Now the problem, the pcidev event is blocking in modprobe and waits
for the child event it has generated to finish, but udev does not
start the event because the parent still blocks in modprobe ->
deadlock until default firmware timeout of 60 sec. What we want here,
for several reasons not only udev's dependency logic, is that modprobe
never waits for userspace transactions to finish.

> There are a number of devices, particularly
> wireless, that need firmware before they can register with mac80211 for
> capability advertisement reasons.

Right, ideally all firmware loading would be delayed until the netif
is brought up, and that's what we shoudl use if possible. In all other
cases, I think what iwlwifi is doing here looks fine from the
userspace side. It does not register any netdev/mac80211 device, the
firmware request is the only thing that it issued, and modprobe
returns immediately, regardless of the firmware request handling.

If userspace is not responding, the firmware request times out after
60 seconds and the driver is not associated with any hardware.
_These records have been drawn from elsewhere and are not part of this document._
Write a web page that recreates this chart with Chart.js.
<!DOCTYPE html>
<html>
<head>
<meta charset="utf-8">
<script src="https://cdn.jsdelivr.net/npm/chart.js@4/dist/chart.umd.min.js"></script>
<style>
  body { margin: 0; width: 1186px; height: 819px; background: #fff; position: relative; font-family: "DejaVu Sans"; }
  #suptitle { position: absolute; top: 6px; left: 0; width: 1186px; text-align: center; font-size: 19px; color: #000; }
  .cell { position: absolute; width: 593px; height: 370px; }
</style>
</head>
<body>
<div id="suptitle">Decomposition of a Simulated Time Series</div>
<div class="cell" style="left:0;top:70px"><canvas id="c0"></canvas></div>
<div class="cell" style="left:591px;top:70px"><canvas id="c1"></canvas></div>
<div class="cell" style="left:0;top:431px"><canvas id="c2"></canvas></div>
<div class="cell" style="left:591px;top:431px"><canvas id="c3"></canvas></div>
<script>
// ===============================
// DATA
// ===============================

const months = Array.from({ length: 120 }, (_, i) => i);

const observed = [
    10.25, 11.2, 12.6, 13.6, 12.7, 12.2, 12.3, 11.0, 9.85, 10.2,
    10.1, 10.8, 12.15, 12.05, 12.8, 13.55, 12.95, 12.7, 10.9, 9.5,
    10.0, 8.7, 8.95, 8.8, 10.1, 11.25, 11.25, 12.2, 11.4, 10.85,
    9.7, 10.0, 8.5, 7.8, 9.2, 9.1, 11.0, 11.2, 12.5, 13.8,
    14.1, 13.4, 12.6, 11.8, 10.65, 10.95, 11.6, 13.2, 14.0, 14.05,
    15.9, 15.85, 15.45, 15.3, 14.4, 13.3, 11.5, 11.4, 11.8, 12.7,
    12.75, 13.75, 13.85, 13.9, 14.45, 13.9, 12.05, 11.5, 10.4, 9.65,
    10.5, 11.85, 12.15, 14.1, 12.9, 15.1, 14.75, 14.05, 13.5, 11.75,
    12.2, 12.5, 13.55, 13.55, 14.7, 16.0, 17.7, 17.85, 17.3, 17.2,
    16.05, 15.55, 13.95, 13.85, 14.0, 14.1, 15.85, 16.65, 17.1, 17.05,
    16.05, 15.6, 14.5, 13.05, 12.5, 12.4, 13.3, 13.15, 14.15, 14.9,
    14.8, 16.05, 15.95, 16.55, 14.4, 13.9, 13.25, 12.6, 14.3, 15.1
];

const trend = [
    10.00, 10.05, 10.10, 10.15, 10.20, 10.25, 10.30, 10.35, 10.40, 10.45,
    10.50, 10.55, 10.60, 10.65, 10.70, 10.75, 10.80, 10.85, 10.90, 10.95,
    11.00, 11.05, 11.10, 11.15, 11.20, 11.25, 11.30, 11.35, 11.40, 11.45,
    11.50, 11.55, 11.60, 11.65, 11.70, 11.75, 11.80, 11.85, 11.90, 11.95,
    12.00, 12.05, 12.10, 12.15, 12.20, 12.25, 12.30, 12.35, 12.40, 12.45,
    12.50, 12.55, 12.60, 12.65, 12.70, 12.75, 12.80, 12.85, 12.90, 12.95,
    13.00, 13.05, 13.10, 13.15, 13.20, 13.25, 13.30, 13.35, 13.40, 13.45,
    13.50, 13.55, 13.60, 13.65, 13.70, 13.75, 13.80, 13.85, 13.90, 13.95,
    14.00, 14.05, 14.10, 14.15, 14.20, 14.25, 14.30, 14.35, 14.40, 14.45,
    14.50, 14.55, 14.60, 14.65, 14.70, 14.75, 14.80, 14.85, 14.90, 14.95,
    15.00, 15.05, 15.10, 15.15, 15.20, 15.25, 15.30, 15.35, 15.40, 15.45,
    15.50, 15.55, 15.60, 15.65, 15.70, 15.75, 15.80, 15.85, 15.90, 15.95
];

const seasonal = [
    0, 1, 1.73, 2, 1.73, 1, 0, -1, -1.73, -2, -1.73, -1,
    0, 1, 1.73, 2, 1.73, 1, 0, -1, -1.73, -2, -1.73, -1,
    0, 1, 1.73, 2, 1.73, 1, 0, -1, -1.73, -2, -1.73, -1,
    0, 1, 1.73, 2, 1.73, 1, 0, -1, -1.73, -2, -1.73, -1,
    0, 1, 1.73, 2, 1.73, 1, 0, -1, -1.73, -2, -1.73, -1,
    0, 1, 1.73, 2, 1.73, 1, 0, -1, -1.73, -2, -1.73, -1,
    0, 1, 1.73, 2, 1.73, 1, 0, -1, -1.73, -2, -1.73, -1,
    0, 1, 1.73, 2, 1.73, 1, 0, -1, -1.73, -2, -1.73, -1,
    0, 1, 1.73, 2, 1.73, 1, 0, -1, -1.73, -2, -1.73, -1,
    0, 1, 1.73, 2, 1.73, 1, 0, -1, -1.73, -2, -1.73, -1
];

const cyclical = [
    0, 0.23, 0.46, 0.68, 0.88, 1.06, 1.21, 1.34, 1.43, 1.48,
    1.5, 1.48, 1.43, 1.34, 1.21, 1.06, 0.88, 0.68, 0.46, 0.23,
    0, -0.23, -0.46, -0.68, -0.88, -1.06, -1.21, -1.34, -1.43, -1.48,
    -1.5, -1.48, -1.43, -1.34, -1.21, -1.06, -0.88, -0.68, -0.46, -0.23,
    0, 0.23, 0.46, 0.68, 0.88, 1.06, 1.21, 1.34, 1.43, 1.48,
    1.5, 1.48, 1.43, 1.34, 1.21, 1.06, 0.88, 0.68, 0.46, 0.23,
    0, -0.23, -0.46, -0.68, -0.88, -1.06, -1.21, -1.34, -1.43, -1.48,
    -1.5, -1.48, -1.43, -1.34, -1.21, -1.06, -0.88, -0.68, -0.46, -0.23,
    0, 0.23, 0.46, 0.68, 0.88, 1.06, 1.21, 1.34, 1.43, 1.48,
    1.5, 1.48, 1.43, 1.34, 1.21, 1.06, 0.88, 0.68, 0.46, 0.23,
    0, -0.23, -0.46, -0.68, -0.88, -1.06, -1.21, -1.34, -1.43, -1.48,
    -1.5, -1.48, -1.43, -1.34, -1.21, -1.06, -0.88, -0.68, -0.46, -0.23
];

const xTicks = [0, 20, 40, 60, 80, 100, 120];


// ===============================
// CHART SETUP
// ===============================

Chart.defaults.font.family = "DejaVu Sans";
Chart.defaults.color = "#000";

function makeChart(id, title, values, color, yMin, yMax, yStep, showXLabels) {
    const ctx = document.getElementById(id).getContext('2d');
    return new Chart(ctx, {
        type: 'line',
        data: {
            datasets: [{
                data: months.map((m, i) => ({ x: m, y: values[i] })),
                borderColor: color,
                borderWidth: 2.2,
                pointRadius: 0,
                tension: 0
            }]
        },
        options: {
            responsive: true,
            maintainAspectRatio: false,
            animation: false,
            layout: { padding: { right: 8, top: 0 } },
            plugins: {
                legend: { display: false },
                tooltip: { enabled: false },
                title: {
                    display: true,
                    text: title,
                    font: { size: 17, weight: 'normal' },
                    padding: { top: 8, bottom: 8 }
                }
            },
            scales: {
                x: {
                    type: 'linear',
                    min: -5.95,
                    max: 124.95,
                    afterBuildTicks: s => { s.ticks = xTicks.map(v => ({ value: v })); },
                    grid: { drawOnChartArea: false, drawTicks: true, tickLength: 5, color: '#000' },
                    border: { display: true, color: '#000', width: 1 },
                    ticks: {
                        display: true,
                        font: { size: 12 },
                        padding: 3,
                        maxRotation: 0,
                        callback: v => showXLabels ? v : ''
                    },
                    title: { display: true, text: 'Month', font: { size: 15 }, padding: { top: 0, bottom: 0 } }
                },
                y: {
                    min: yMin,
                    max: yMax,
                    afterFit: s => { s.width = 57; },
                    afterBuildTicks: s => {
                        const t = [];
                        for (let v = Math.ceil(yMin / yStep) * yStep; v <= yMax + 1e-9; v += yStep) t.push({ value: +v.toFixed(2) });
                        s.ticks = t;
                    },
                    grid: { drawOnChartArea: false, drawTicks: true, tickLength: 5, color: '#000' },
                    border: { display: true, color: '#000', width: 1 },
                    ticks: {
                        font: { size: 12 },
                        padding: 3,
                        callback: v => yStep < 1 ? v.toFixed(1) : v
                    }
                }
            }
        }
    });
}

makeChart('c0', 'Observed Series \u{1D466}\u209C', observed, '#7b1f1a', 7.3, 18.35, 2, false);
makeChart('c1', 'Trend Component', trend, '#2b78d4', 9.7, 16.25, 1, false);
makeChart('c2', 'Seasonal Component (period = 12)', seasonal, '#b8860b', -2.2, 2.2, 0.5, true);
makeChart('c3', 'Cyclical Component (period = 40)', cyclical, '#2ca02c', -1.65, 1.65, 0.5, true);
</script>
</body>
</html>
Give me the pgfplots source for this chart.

To
retry the firmware loading, the module needs to be unloaded and
reloaded, or the driver needs to be asked to bind to a device again by
writing to the 'bind' in file in the sysfs driver directory.

Firmware requests stay around in the system for by default 60 seconds.
If the driver would be built-in the request would be issued long
before userspace is ready, but udev's coldplug step during bootup will
cause all events to be replayed, so it would catch also the
outstanding firmware requests, and would be able to handle them.